Search the records for "this". Copy every line where it appears.

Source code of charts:
========================================================================

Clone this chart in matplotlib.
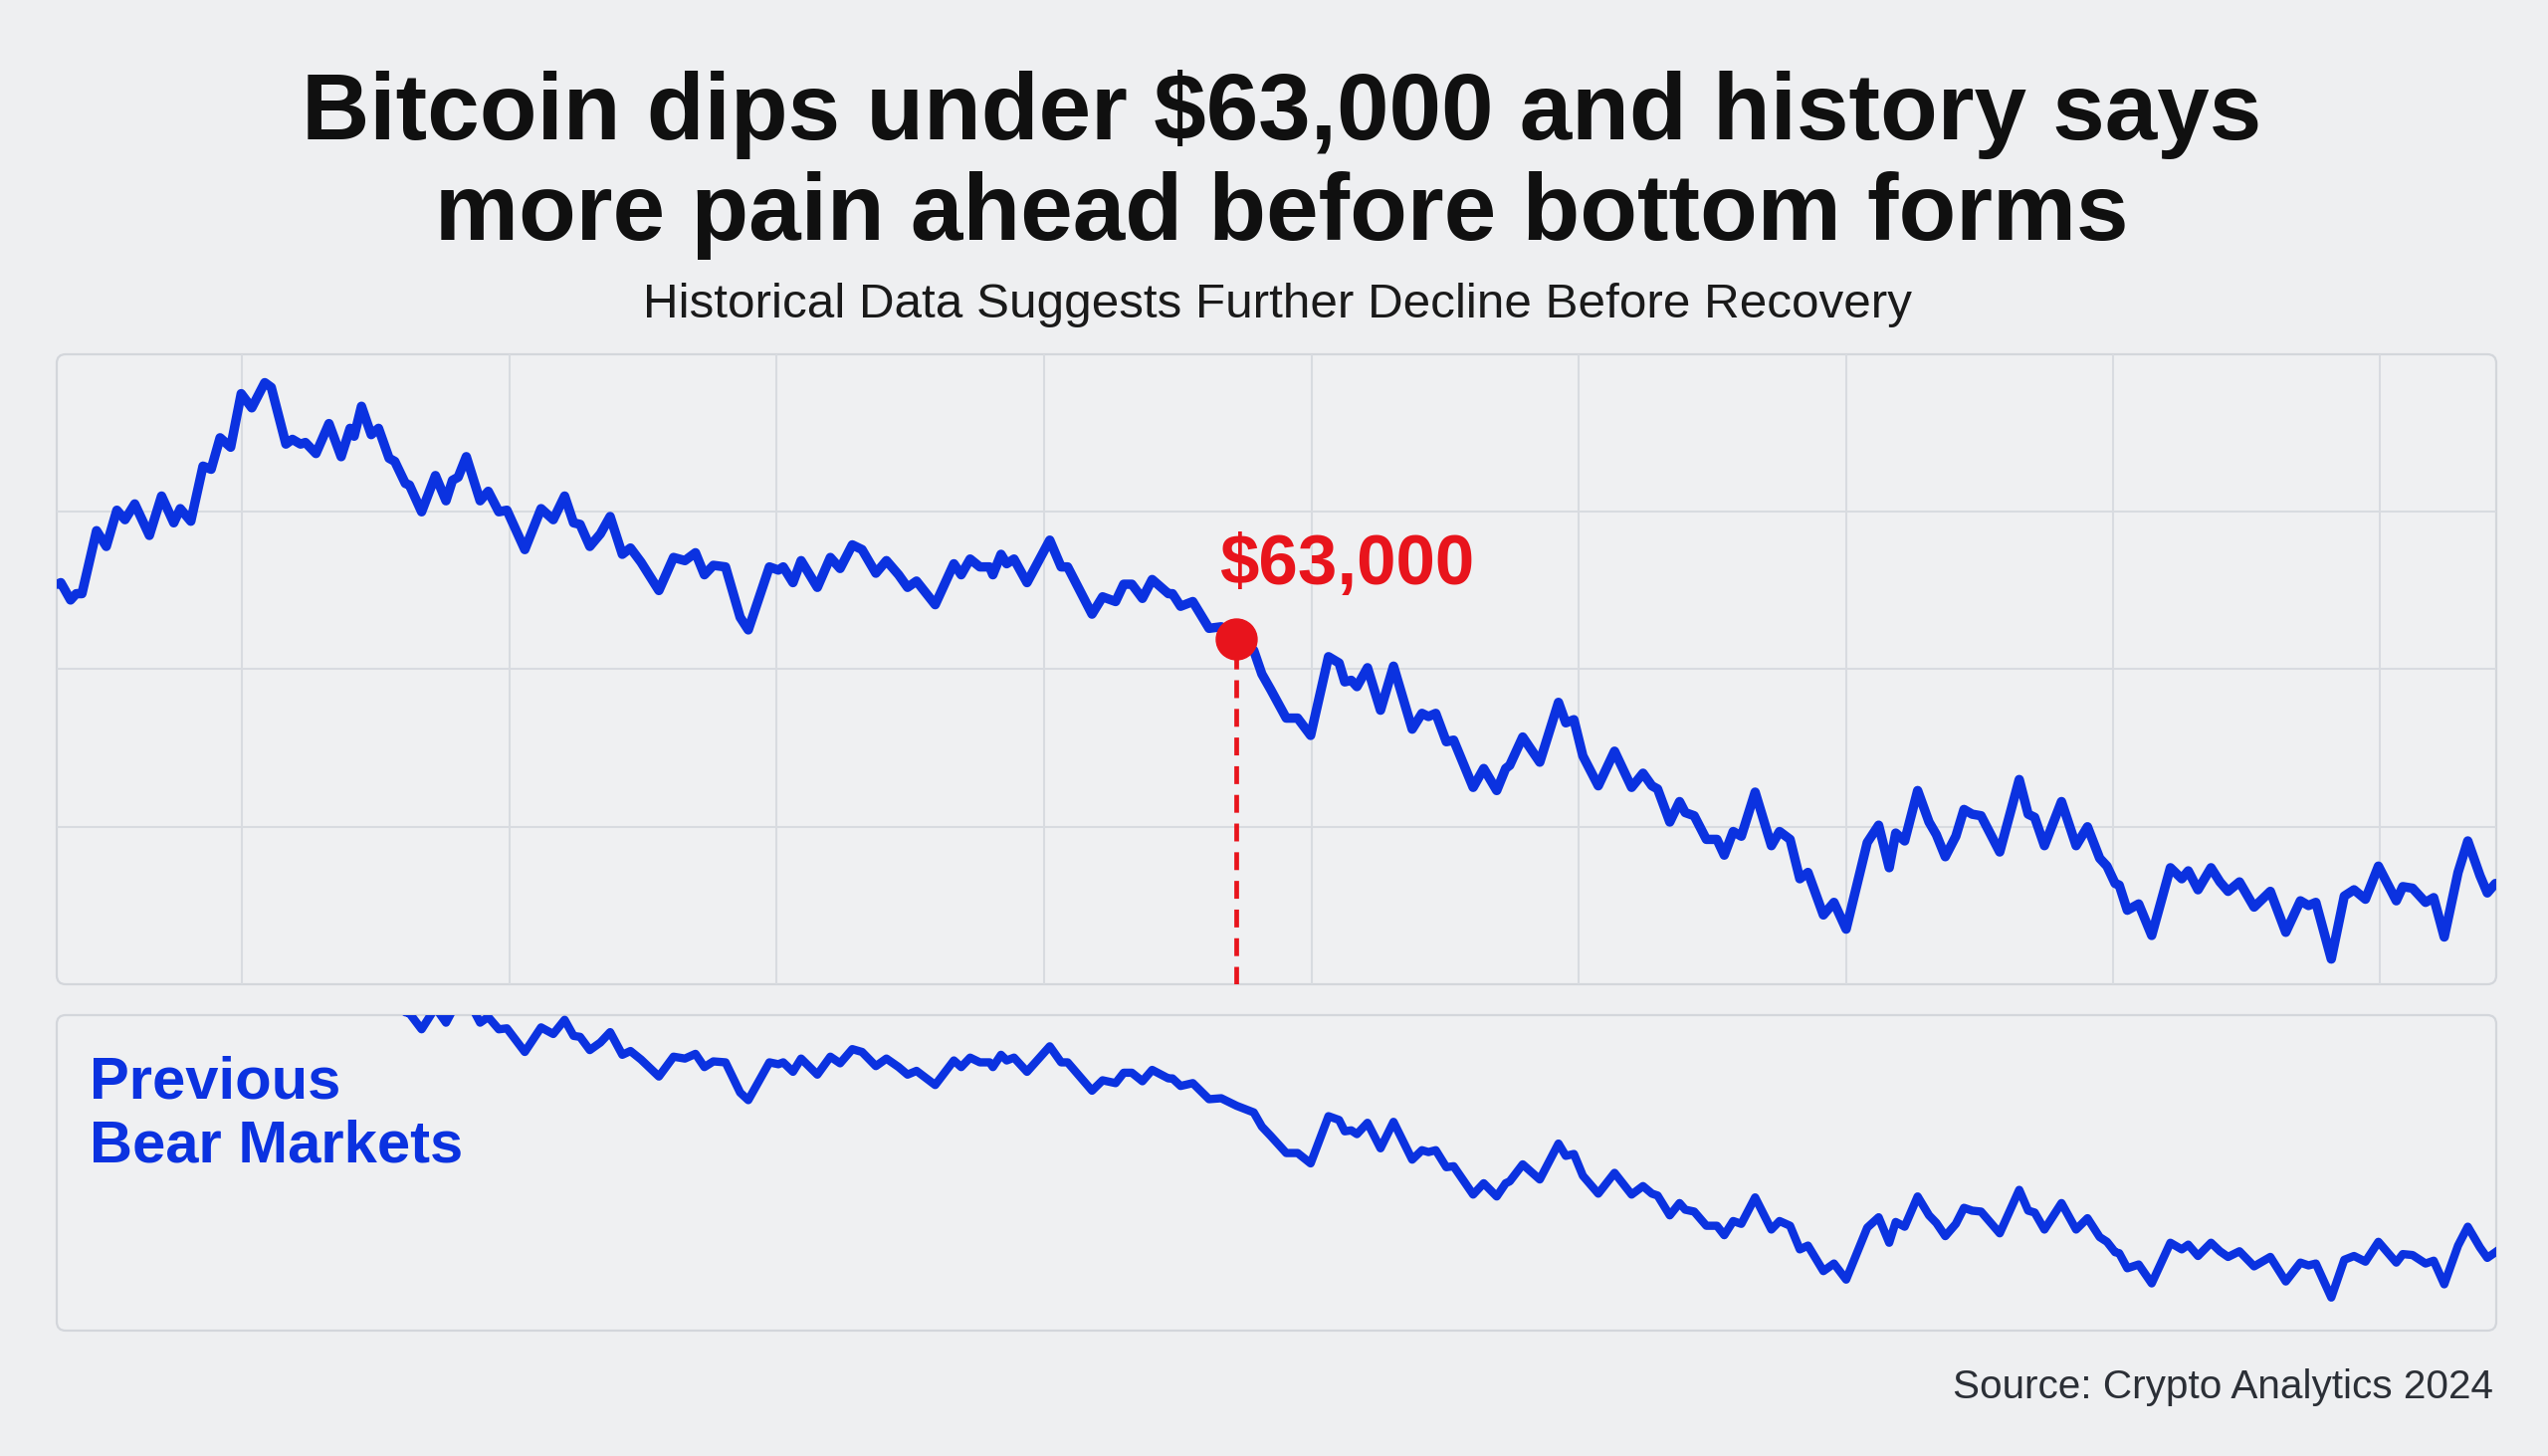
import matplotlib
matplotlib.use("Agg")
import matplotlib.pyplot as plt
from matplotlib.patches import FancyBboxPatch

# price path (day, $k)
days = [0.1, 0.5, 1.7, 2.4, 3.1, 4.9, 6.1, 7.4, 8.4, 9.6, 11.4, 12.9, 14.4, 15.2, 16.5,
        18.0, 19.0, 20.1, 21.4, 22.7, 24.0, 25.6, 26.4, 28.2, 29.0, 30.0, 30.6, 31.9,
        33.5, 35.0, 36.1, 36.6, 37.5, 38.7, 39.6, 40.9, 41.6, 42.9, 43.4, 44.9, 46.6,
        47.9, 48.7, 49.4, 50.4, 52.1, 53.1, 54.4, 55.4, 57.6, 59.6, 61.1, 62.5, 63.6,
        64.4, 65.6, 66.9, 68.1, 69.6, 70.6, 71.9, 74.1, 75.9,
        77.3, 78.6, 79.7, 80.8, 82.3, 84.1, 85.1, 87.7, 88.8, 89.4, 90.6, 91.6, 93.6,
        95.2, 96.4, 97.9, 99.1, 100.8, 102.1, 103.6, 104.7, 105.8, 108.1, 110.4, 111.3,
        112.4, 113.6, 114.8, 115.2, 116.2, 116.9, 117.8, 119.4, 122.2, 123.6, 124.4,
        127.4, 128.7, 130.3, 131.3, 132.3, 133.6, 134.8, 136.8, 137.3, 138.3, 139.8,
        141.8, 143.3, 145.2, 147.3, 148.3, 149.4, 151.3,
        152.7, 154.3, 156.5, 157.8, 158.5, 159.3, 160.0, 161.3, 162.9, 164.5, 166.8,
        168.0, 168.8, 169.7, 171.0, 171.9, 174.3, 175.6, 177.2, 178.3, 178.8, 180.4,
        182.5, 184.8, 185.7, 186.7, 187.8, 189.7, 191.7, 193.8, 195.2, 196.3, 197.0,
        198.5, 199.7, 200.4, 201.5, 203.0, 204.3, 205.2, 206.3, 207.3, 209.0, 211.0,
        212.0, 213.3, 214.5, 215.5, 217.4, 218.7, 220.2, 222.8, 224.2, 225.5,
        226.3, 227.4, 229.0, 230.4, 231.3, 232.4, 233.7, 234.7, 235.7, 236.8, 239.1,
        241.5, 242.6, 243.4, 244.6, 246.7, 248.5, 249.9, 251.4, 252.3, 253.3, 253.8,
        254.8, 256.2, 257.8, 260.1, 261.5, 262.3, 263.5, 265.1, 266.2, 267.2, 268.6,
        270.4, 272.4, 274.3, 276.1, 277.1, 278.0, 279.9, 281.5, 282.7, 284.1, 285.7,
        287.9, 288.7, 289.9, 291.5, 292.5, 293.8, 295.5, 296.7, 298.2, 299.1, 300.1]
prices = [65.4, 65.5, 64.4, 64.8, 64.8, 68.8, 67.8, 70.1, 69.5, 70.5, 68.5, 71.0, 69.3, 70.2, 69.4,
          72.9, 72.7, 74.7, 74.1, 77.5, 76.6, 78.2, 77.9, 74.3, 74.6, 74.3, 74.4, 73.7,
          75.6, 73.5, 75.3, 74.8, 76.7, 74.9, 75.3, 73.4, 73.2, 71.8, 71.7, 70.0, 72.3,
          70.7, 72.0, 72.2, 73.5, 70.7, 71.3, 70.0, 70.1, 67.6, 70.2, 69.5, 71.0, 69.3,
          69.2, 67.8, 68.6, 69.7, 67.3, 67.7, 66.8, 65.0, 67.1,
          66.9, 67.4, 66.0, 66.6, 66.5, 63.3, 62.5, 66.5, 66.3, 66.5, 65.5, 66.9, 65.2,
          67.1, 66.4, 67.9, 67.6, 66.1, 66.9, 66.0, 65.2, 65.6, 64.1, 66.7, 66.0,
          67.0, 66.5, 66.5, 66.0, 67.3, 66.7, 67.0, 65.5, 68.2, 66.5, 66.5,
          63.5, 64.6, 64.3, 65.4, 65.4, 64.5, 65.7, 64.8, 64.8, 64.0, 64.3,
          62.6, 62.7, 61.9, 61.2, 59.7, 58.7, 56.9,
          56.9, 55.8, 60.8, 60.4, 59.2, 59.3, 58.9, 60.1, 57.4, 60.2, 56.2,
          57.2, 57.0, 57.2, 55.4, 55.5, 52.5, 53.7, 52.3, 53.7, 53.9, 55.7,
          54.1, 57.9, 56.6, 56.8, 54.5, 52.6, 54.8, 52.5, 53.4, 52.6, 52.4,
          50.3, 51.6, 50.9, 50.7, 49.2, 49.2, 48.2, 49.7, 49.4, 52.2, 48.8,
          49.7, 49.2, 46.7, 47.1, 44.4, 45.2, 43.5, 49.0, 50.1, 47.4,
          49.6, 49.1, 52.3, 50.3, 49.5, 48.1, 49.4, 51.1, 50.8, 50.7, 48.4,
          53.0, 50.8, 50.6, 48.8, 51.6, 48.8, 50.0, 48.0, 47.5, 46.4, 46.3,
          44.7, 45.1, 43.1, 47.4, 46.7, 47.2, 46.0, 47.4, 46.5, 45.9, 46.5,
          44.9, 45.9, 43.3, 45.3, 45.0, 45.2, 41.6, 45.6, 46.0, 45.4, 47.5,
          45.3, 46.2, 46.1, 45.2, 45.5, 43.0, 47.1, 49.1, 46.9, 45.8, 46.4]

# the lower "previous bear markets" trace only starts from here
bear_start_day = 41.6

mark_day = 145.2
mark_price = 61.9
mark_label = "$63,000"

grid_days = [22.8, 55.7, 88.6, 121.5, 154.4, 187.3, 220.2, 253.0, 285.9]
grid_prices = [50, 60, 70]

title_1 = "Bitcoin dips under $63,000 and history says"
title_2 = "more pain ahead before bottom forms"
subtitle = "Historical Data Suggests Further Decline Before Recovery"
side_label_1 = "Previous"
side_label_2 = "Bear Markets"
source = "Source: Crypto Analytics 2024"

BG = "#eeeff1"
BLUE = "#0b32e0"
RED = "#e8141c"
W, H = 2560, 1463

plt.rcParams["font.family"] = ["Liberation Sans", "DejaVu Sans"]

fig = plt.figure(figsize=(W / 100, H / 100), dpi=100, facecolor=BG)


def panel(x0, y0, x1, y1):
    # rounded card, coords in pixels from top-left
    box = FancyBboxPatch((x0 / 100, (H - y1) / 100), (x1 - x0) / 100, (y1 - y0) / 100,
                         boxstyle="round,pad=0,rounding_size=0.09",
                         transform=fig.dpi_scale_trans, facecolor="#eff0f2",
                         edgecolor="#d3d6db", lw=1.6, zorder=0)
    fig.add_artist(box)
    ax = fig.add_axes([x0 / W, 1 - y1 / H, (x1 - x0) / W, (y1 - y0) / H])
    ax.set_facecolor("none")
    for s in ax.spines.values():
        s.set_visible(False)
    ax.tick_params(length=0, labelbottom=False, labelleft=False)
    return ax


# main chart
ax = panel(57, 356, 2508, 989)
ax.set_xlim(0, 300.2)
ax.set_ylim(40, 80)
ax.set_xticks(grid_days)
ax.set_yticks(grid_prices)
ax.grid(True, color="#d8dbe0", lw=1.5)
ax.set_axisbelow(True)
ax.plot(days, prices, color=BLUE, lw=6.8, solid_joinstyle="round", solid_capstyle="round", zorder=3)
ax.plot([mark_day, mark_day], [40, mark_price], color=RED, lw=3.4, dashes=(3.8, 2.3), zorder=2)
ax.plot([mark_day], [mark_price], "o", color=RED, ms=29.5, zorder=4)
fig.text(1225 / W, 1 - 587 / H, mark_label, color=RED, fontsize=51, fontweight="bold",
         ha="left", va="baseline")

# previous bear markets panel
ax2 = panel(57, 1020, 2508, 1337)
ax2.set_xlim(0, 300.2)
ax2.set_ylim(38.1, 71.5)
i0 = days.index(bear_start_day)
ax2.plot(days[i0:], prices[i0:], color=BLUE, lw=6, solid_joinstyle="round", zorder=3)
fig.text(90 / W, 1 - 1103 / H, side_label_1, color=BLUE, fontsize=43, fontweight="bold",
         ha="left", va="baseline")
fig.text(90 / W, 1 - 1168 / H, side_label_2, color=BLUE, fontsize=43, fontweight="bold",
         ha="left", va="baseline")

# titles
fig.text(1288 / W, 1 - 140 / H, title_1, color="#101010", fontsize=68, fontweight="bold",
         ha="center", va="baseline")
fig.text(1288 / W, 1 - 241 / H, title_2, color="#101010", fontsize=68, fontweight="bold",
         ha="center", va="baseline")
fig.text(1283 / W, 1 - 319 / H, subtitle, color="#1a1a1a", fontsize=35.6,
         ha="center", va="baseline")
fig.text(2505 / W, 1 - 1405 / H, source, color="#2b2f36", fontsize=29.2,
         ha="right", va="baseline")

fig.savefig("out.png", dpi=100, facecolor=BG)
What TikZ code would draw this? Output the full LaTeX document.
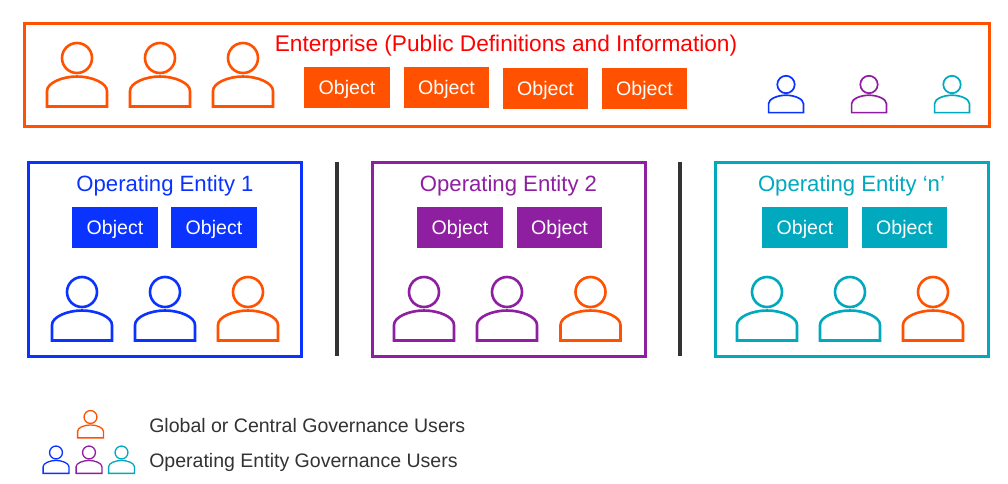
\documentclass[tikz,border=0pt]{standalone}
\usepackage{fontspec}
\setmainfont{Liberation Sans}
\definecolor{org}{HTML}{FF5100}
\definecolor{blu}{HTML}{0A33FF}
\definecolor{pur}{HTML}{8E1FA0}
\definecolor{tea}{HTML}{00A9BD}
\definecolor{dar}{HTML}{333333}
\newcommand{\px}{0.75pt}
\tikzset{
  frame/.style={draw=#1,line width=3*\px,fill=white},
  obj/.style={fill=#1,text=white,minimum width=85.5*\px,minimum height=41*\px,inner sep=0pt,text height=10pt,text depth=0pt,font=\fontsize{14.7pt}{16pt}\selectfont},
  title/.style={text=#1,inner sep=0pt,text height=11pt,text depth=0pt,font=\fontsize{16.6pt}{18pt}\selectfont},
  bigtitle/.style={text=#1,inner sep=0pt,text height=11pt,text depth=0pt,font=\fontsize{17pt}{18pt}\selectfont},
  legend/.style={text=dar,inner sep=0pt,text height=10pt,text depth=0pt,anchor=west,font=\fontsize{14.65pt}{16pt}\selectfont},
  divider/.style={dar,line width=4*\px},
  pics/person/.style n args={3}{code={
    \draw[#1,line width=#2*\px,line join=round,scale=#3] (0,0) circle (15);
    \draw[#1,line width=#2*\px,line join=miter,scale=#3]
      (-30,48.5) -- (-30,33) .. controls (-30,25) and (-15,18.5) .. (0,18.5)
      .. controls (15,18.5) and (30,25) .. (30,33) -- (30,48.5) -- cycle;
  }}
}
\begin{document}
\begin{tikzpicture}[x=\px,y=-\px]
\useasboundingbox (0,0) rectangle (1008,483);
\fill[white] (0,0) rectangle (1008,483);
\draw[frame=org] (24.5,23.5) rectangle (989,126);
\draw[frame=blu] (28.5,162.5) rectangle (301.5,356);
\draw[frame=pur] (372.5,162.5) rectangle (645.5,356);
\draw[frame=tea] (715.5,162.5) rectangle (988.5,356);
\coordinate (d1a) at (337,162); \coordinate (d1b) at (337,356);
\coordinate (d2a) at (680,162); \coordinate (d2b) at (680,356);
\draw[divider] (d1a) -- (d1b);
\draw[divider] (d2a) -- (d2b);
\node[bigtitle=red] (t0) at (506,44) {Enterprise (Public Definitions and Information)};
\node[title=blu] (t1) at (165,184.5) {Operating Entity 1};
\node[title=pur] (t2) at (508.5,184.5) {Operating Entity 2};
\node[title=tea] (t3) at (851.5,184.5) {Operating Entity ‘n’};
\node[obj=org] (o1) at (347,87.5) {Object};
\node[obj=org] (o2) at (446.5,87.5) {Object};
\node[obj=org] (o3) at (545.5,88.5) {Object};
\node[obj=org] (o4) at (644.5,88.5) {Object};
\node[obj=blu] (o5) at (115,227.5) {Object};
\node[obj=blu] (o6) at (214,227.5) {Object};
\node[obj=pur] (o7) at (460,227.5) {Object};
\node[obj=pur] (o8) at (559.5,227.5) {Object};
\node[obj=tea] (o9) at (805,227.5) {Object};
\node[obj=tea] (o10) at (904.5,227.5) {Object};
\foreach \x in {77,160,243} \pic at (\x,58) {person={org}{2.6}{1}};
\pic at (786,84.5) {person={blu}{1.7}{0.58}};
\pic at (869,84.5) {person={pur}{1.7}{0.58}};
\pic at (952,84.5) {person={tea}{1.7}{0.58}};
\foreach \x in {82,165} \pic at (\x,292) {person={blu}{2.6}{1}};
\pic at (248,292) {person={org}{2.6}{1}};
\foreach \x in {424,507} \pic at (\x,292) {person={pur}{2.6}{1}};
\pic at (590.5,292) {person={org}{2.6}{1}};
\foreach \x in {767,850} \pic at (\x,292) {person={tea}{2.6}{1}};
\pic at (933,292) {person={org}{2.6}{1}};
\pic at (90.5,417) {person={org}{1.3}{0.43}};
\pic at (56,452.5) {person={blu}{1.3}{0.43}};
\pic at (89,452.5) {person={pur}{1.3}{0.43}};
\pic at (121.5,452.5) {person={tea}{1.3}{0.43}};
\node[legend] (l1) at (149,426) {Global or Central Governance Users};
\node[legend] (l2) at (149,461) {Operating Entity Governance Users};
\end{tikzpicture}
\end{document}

========================================================================

EXPECTED ANSWER
Clone this chart in matplotlib.
What TikZ code would draw this? Output the full LaTeX document.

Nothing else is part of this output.